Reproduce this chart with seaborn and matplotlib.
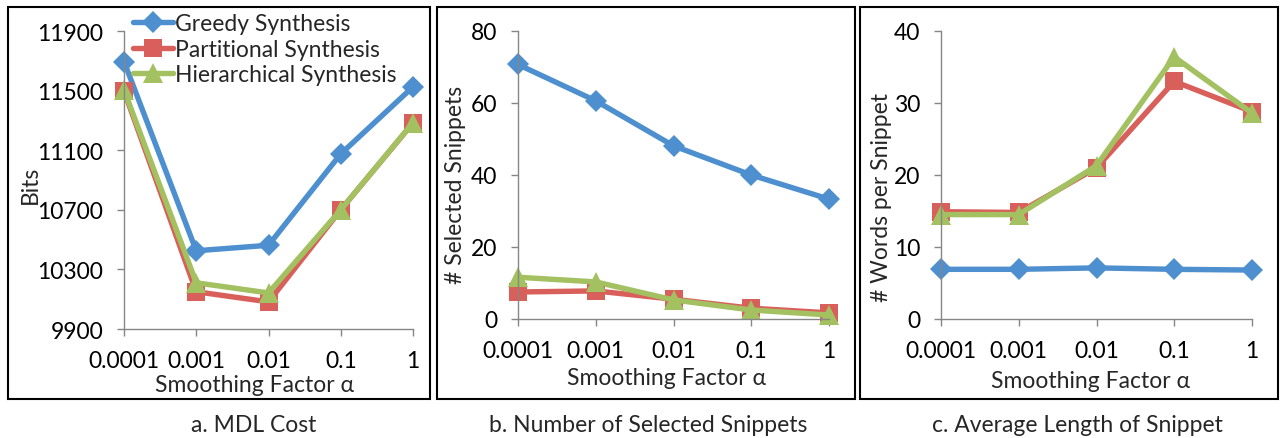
import numpy as np
import pandas as pd
import matplotlib
matplotlib.use('Agg')
import matplotlib.pyplot as plt
from matplotlib.patches import Rectangle
import seaborn as sns

# data
alphas = ['0.0001', '0.001', '0.01', '0.1', '1']
methods = ['Greedy Synthesis', 'Partitional Synthesis', 'Hierarchical Synthesis']

mdl_greedy = [11695, 10425, 10462, 11075, 11525]
mdl_partitional = [11497, 10150, 10082, 10700, 11283]
mdl_hierarchical = [11505, 10210, 10142, 10700, 11285]

sel_greedy = [70.7, 60.6, 48.1, 40.0, 33.3]
sel_partitional = [7.5, 7.8, 5.5, 3.0, 1.7]
sel_hierarchical = [11.6, 10.3, 5.3, 2.5, 1.1]

len_greedy = [6.9, 6.9, 7.1, 6.9, 6.8]
len_partitional = [14.9, 14.8, 21.0, 33.0, 28.8]
len_hierarchical = [14.5, 14.5, 21.3, 36.4, 28.6]

colors = ['#4e8fcf', '#d95f5a', '#a3c160']
markers = ['D', 's', '^']
msizes = [11.5, 13.5, 14.5]

panels = [
    dict(values=[mdl_greedy, mdl_partitional, mdl_hierarchical], ylim=(9900, 11900),
         yticks=[9900, 10300, 10700, 11100, 11500, 11900], ylabel='Bits',
         caption='a. MDL Cost', pos=(124, 413, 32, 330),
         ylab_xy=(30, 185), xlab_xy=(255, 386), cap_xy=(254, 426), box=(8, 430)),
    dict(values=[sel_greedy, sel_partitional, sel_hierarchical], ylim=(0, 80),
         yticks=[0, 20, 40, 60, 80], ylabel='# Selected Snippets',
         caption='b. Number of Selected Snippets', pos=(518, 829, 32, 320),
         ylab_xy=(456, 185), xlab_xy=(667, 379), cap_xy=(648, 426), box=(437, 855)),
    dict(values=[len_greedy, len_partitional, len_hierarchical], ylim=(0, 40),
         yticks=[0, 10, 20, 30, 40], ylabel='# Words per Snippet',
         caption='c. Average Length of Snippet', pos=(941, 1252, 32, 320),
         ylab_xy=(882, 197), xlab_xy=(1091, 382), cap_xy=(1077, 426), box=(860, 1278)),
]

sns.set_style('ticks')
plt.rcParams['font.family'] = ['Lato', 'DejaVu Sans']

W, H = 1280, 439
fig = plt.figure(figsize=(W / 100, H / 100), dpi=100)
fs = 16.5
gray = '#868686'

def fx(px):
    return px / W

def fy(py):
    return 1 - py / H

for i, p in enumerate(panels):
    x0, x1, y0, y1 = p['pos']
    ax = fig.add_axes([fx(x0), fy(y1), fx(x1) - fx(x0), fy(y0) - fy(y1)])
    xpos = np.arange(len(alphas))
    for name, vals, c, m, ms in zip(methods, p['values'], colors, markers, msizes):
        df = pd.DataFrame({'alpha': xpos, 'value': vals})
        sns.lineplot(data=df, x='alpha', y='value', ax=ax, color=c, marker=m,
                     markersize=ms, markeredgecolor=c, markeredgewidth=0,
                     linewidth=3.9, label=name, legend=False, clip_on=False)
    ax.set_xlim(0, len(alphas) - 1)
    ax.set_ylim(*p['ylim'])
    ax.set_xticks(xpos)
    ax.set_xticklabels(alphas)
    ax.set_yticks(p['yticks'])
    ax.tick_params(axis='both', labelsize=fs, colors=gray, labelcolor='black',
                   length=5, width=1)
    ax.tick_params(axis='x', pad=10)
    ax.tick_params(axis='y', pad=10)
    sns.despine(ax=ax)
    for s in ['left', 'bottom']:
        ax.spines[s].set_color(gray)
        ax.spines[s].set_linewidth(1)
    ax.set_xlabel('Smoothing Factor α', fontsize=fs)
    ax.set_ylabel(p['ylabel'], fontsize=fs)
    ax.xaxis.set_label_coords(fx(p['xlab_xy'][0]), fy(p['xlab_xy'][1]), transform=fig.transFigure)
    ax.yaxis.set_label_coords(fx(p['ylab_xy'][0]), fy(p['ylab_xy'][1]), transform=fig.transFigure)
    ax.xaxis.label.set_va('center')
    ax.yaxis.label.set_va('center')
    fig.text(fx(p['cap_xy'][0]), fy(p['cap_xy'][1]), p['caption'], fontsize=fs,
             ha='center', va='center')
    bx0, bx1 = p['box']
    fig.patches.append(Rectangle((fx(bx0), fy(400)), fx(bx1) - fx(bx0), fy(8) - fy(400),
                                 transform=fig.transFigure, fill=False,
                                 edgecolor='black', linewidth=1.5))
    if i == 0:
        leg = ax.legend(loc='upper left', bbox_to_anchor=(fx(133), fy(14)),
                        bbox_transform=fig.transFigure, frameon=False, fontsize=fs,
                        handlelength=1.75, handletextpad=0.1, labelspacing=0.2,
                        borderpad=0, borderaxespad=0)

fig.savefig('out.png', dpi=100)
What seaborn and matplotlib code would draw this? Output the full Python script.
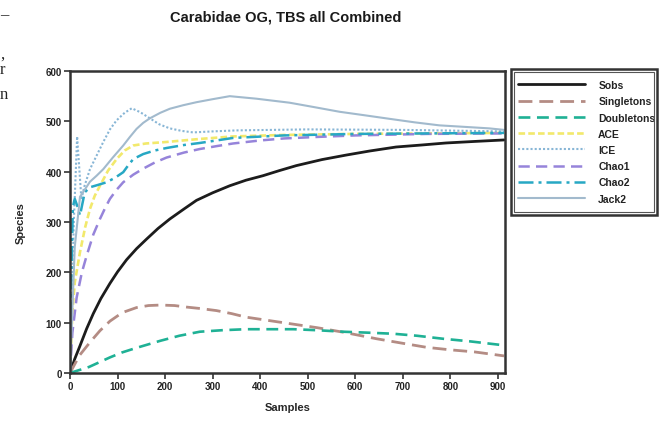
import matplotlib
matplotlib.use("Agg")
import matplotlib.pyplot as plt
import seaborn as sns
import pandas as pd
from matplotlib.patches import Rectangle

# ---- data ----
title = "Carabidae OG, TBS all Combined"
x_label = "Samples"
y_label = "Species"
x_ticks = [0, 100, 200, 300, 400, 500, 600, 700, 800, 900]
y_ticks = [0, 100, 200, 300, 400, 500, 600]

sobs_x = [0, 10, 21, 35, 49, 65, 84, 100, 119, 140, 161, 185, 210, 240, 266, 300, 336,
          370, 406, 440, 476, 530, 581, 630, 686, 740, 791, 850, 913]
sobs_y = [0, 28, 54, 88, 118, 148, 178, 201, 225, 247, 266, 287, 306, 326, 343, 358, 372,
          383, 392, 402, 412, 424, 433, 441, 449, 453, 457, 460, 463]

singletons_x = [0, 20, 42, 63, 84, 110, 140, 165, 190, 220, 245, 275, 308, 340, 370, 420,
                470, 520, 575, 645, 700, 750, 800, 850, 913]
singletons_y = [0, 35, 61, 84, 103, 120, 130, 134, 135, 134, 131, 128, 124, 118, 111, 104,
                97, 90, 81, 68, 59, 51, 46, 42, 34]

doubletons_x = [0, 40, 84, 110, 140, 165, 190, 230, 273, 320, 370, 420, 470, 520, 575, 630,
                680, 730, 785, 840, 913]
doubletons_y = [0, 12, 31, 41, 50, 57, 64, 74, 82, 85, 87, 87, 87, 85, 82, 80, 78, 74, 68,
                63, 55]

ace_x = [0, 5, 10, 21, 32, 42, 52, 63, 80, 98, 115, 133, 160, 203, 273, 343, 450, 600, 750, 913]
ace_y = [0, 120, 180, 240, 290, 326, 352, 372, 402, 425, 442, 452, 456, 459, 465, 470, 473,
         475, 476, 477]

ice_x = [0, 8, 15, 20, 24, 30, 42, 56, 70, 84, 98, 115, 130, 148, 168, 188, 210, 235, 259,
         300, 350, 500, 700, 913]
ice_y = [0, 300, 470, 400, 345, 370, 405, 432, 459, 484, 502, 517, 526, 518, 506, 494, 486,
         481, 478, 480, 482, 484, 483, 480]

chao1_x = [0, 5, 14, 25, 35, 49, 63, 74, 84, 98, 112, 133, 154, 178, 203, 240, 273, 310,
           343, 400, 450, 520, 600, 750, 913]
chao1_y = [0, 80, 150, 200, 233, 275, 306, 328, 346, 364, 379, 394, 406, 418, 428, 438, 445,
           451, 456, 462, 466, 469, 472, 475, 476]

chao2_x = [0, 3, 6, 10, 16, 21, 31, 42, 60, 77, 95, 112, 122, 133, 154, 178, 203, 240, 273,
           343, 450, 600, 750, 913]
chao2_y = [0, 200, 330, 346, 330, 313, 359, 369, 374, 379, 388, 399, 412, 425, 435, 442, 447,
           453, 457, 467, 472, 475, 476, 477]

jack2_x = [0, 10, 21, 42, 56, 70, 90, 112, 126, 140, 154, 168, 190, 210, 238, 266, 300, 336,
           392, 462, 515, 567, 620, 672, 725, 777, 830, 882, 913]
jack2_y = [0, 250, 350, 380, 392, 405, 428, 452, 469, 485, 497, 506, 517, 525, 532, 538, 544,
           550, 545, 537, 528, 519, 512, 505, 498, 492, 489, 486, 483]

series_names = ["Sobs", "Singletons", "Doubletons", "ACE", "ICE", "Chao1", "Chao2", "Jack2"]
series_data = [
    (sobs_x, sobs_y), (singletons_x, singletons_y), (doubletons_x, doubletons_y),
    (ace_x, ace_y), (ice_x, ice_y), (chao1_x, chao1_y), (chao2_x, chao2_y), (jack2_x, jack2_y),
]

# ---- styles ----
styles = {
    "Sobs":       dict(color="#1c1c1c", lw=2.0, dashes=None),
    "Singletons": dict(color="#b48c84", lw=2.0, dashes=(5, 2.5)),
    "Doubletons": dict(color="#1fb195", lw=1.9, dashes=(4.5, 2.5)),
    "ACE":        dict(color="#f2e96c", lw=1.9, dashes=(2.5, 1.2)),
    "ICE":        dict(color="#88b6d6", lw=1.5, dashes=(1, 1)),
    "Chao1":      dict(color="#9684da", lw=1.8, dashes=(4.5, 2.5)),
    "Chao2":      dict(color="#27a8c4", lw=1.8, dashes=(6, 2, 1.2, 2)),
    "Jack2":      dict(color="#a2bacd", lw=1.5, dashes=None),
}

sns.set_style("ticks")
plt.rcParams["font.family"] = ["Liberation Sans", "DejaVu Sans"]

fig = plt.figure(figsize=(6.64, 4.27), dpi=100)
fig.patch.set_facecolor("white")
ax = fig.add_axes([70 / 664, 1 - 374 / 427, 435 / 664, 302 / 427])

for name, (xs, ys) in zip(series_names, series_data):
    df = pd.DataFrame({"Samples": xs, "Species": ys})
    st = styles[name]
    sns.lineplot(data=df, x="Samples", y="Species", ax=ax, color=st["color"],
                 linewidth=st["lw"], label=name, estimator=None, sort=False)
    ln = ax.lines[-1]
    ln.set_solid_joinstyle("round")
    ln.set_dash_joinstyle("round")
    if st["dashes"] is not None:
        ln.set_dashes(st["dashes"])

ax.set_xlim(0, 915)
ax.set_ylim(0, 600)
ax.set_xticks(x_ticks)
ax.set_yticks(y_ticks)
ax.tick_params(axis="both", direction="out", length=4, width=1.2, color="#333333",
               labelsize=7, pad=2)
for lab in ax.get_xticklabels() + ax.get_yticklabels():
    lab.set_fontweight("bold")
    lab.set_color("#222222")
for sp in ax.spines.values():
    sp.set_visible(True)
    sp.set_linewidth(1.8)
    sp.set_color("#333333")

ax.set_xlabel(x_label, fontsize=8, fontweight="bold", labelpad=8)
ax.set_ylabel(y_label, fontsize=8, fontweight="bold", labelpad=14)
fig.text(286 / 664, 1 - 18 / 427, title, ha="center", va="center",
         fontsize=10.5, fontweight="bold", color="#1a1a1a")

# Legend with double frame
leg = ax.legend(loc="upper left", bbox_to_anchor=(518 / 664, 1 - 81 / 427),
                bbox_transform=fig.transFigure, frameon=False, fontsize=7.5,
                handlelength=6.4, handletextpad=1.3, labelspacing=0.6,
                borderpad=0, borderaxespad=0)
for t in leg.get_texts():
    t.set_fontweight("bold")
    t.set_color("#222222")
for h, name in zip(leg.get_lines(), series_names):
    st = styles[name]
    h.set_linewidth(st["lw"])
    if st["dashes"] is not None:
        h.set_dashes(st["dashes"])

fig.patches.append(Rectangle((511 / 664, 1 - 216 / 427), 146 / 664, 146 / 427,
                             transform=fig.transFigure, fill=False, lw=1.8,
                             edgecolor="#333333"))
fig.patches.append(Rectangle((514 / 664, 1 - 213 / 427), 140 / 664, 140 / 427,
                             transform=fig.transFigure, fill=False, lw=0.8,
                             edgecolor="#555555"))

# Fragments of surrounding page text at left edge
for ch, yy in [("\u2013", 15), (",", 55), ("r", 70), ("n", 95)]:
    fig.text(0 / 664, 1 - yy / 427, ch, ha="left", va="center", fontsize=12,
             family="Liberation Serif", color="#222222")

fig.savefig("out.png", dpi=100)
——————
= PROBLEM =
Restate the material word for word from its first line through the line containing "msizes = [11.5, 13.5, 14.5]", both included; the pictures do not belong in it.

= THE SOLUTION =
Reproduce this chart with seaborn and matplotlib.
import numpy as np
import pandas as pd
import matplotlib
matplotlib.use('Agg')
import matplotlib.pyplot as plt
from matplotlib.patches import Rectangle
import seaborn as sns

# data
alphas = ['0.0001', '0.001', '0.01', '0.1', '1']
methods = ['Greedy Synthesis', 'Partitional Synthesis', 'Hierarchical Synthesis']

mdl_greedy = [11695, 10425, 10462, 11075, 11525]
mdl_partitional = [11497, 10150, 10082, 10700, 11283]
mdl_hierarchical = [11505, 10210, 10142, 10700, 11285]

sel_greedy = [70.7, 60.6, 48.1, 40.0, 33.3]
sel_partitional = [7.5, 7.8, 5.5, 3.0, 1.7]
sel_hierarchical = [11.6, 10.3, 5.3, 2.5, 1.1]

len_greedy = [6.9, 6.9, 7.1, 6.9, 6.8]
len_partitional = [14.9, 14.8, 21.0, 33.0, 28.8]
len_hierarchical = [14.5, 14.5, 21.3, 36.4, 28.6]

colors = ['#4e8fcf', '#d95f5a', '#a3c160']
markers = ['D', 's', '^']
msizes = [11.5, 13.5, 14.5]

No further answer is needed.